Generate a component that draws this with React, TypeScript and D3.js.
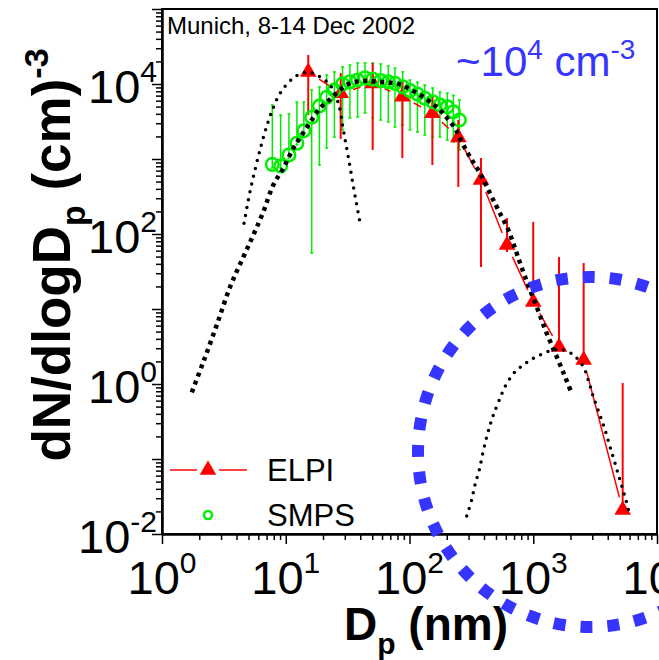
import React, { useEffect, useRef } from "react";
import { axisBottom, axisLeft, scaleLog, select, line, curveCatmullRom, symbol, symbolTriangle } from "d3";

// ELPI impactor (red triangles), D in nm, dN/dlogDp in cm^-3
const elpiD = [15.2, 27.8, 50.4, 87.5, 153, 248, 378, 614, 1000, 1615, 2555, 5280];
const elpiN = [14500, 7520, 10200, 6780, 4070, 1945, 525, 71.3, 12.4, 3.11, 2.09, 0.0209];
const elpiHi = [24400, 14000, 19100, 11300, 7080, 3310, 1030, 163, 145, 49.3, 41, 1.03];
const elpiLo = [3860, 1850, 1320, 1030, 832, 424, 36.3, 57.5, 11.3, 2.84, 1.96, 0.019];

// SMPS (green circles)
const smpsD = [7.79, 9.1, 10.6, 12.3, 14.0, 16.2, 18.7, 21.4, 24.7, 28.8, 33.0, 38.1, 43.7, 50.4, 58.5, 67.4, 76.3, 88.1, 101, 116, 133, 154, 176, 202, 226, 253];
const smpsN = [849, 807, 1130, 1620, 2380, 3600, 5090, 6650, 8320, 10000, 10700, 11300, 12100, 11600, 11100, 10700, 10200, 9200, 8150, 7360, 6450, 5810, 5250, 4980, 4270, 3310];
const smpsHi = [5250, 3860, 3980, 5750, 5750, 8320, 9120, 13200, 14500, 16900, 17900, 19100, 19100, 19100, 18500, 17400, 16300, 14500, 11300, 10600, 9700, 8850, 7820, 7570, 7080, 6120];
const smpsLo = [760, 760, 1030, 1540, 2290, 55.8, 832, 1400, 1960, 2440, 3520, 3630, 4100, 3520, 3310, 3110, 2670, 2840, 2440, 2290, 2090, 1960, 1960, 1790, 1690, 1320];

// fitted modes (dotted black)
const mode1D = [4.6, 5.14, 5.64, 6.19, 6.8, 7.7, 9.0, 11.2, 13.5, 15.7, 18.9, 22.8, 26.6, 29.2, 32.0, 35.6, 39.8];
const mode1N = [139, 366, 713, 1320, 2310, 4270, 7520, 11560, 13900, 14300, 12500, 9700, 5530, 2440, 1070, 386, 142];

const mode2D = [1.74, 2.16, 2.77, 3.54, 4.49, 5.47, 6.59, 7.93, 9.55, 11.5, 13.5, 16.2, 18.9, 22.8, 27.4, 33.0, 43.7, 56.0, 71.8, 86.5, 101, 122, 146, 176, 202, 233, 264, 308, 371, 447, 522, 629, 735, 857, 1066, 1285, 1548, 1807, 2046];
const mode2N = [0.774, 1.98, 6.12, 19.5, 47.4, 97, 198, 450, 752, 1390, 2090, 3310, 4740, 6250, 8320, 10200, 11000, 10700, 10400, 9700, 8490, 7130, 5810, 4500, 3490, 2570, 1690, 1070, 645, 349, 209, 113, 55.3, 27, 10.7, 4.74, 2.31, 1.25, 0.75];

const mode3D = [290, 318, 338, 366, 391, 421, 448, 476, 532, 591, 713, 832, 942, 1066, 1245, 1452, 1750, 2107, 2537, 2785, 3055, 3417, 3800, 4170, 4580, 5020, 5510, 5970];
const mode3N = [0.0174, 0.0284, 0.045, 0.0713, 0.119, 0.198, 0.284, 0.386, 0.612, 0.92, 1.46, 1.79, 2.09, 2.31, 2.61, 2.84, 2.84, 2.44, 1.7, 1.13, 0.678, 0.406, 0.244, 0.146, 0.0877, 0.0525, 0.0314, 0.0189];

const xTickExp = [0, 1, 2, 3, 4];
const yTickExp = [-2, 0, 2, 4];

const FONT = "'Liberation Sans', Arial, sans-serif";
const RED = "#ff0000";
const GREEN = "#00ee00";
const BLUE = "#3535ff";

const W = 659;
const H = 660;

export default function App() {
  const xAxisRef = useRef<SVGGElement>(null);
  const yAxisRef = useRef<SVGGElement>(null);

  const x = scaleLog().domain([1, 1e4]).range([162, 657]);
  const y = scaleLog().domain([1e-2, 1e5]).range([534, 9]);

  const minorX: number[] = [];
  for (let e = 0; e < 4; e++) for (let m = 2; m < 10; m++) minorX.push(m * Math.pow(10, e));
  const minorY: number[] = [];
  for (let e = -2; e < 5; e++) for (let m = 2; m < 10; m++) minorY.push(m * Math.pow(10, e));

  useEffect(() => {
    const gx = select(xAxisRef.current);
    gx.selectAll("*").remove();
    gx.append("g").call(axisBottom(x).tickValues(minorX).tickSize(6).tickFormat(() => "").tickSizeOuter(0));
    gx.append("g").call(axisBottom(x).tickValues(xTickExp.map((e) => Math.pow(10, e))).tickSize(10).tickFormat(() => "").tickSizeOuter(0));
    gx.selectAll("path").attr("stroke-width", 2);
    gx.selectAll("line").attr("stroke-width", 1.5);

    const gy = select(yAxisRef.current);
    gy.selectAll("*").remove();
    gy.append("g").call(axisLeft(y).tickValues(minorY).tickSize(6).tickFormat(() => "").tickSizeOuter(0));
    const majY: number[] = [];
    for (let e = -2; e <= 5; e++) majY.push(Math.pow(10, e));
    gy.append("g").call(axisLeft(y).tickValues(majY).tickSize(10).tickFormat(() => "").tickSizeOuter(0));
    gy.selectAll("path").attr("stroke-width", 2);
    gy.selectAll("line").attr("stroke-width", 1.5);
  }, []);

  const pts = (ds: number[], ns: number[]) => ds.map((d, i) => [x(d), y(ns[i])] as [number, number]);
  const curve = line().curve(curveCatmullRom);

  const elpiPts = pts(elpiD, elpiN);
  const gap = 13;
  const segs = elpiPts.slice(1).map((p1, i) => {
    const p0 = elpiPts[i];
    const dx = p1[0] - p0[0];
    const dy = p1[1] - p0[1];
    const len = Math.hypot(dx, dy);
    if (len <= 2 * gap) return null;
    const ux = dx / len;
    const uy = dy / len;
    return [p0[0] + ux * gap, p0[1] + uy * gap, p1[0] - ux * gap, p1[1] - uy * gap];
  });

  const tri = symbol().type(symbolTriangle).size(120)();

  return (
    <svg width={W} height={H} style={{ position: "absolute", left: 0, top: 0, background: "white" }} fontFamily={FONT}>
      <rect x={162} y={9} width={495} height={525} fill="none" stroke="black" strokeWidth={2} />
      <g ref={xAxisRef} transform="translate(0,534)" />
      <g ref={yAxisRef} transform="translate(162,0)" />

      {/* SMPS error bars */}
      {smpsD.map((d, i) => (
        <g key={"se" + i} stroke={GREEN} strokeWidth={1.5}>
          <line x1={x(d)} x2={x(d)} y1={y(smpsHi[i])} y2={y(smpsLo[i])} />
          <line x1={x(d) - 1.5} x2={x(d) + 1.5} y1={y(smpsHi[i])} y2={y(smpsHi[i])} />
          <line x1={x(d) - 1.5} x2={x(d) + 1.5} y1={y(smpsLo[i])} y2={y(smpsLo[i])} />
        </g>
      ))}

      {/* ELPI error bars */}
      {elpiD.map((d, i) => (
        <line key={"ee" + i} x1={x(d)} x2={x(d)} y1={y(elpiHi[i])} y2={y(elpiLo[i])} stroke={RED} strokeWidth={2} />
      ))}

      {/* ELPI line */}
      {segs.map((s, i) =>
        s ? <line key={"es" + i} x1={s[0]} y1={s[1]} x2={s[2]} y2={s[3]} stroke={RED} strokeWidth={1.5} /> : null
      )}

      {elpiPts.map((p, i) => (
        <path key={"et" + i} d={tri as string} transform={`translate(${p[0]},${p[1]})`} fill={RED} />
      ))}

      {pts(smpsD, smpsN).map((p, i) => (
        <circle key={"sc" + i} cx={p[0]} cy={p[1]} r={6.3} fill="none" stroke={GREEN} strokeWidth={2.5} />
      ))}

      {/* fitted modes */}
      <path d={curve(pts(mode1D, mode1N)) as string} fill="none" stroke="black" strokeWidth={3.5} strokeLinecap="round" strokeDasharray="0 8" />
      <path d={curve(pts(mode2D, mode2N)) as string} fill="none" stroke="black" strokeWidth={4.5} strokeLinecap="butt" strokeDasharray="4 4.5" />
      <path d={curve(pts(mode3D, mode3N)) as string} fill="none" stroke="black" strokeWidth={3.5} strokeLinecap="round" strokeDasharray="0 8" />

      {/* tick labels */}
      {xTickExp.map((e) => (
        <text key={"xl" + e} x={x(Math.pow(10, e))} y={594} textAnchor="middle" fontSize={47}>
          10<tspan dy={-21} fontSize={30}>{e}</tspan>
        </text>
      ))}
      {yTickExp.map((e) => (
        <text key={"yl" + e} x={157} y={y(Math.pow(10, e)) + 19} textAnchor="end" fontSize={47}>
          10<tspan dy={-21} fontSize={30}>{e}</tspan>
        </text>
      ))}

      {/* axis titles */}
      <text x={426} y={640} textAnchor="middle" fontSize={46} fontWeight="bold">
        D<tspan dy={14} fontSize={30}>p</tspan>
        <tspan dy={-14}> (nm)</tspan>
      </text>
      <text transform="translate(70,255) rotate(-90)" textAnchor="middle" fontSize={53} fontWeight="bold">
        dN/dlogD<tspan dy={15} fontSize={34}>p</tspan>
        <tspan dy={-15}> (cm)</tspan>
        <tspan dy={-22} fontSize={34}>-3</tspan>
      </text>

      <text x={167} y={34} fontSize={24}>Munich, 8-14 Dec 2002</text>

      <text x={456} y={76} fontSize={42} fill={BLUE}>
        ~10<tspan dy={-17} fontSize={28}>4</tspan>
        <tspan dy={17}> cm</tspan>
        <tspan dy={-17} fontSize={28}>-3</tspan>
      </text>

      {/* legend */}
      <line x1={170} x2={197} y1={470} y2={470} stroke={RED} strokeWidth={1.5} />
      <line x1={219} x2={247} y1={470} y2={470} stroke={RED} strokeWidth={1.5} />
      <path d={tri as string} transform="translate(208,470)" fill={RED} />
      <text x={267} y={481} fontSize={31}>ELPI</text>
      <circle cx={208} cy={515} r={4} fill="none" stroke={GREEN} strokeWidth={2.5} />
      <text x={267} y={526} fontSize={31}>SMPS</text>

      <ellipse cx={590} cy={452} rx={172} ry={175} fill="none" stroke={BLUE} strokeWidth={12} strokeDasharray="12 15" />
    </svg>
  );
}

= = = = =

» THE EXERCISE:
With all pictures left out, please transcribe exactly the lines from the start of the material through the line with "curveCatmullRom, symbol, symbolTriangle".

» TASK ANSWER:
Generate a component that draws this with React, TypeScript and D3.js.
import React, { useEffect, useRef } from "react";
import { axisBottom, axisLeft, scaleLog, select, line, curveCatmullRom, symbol, symbolTriangle } from "d3";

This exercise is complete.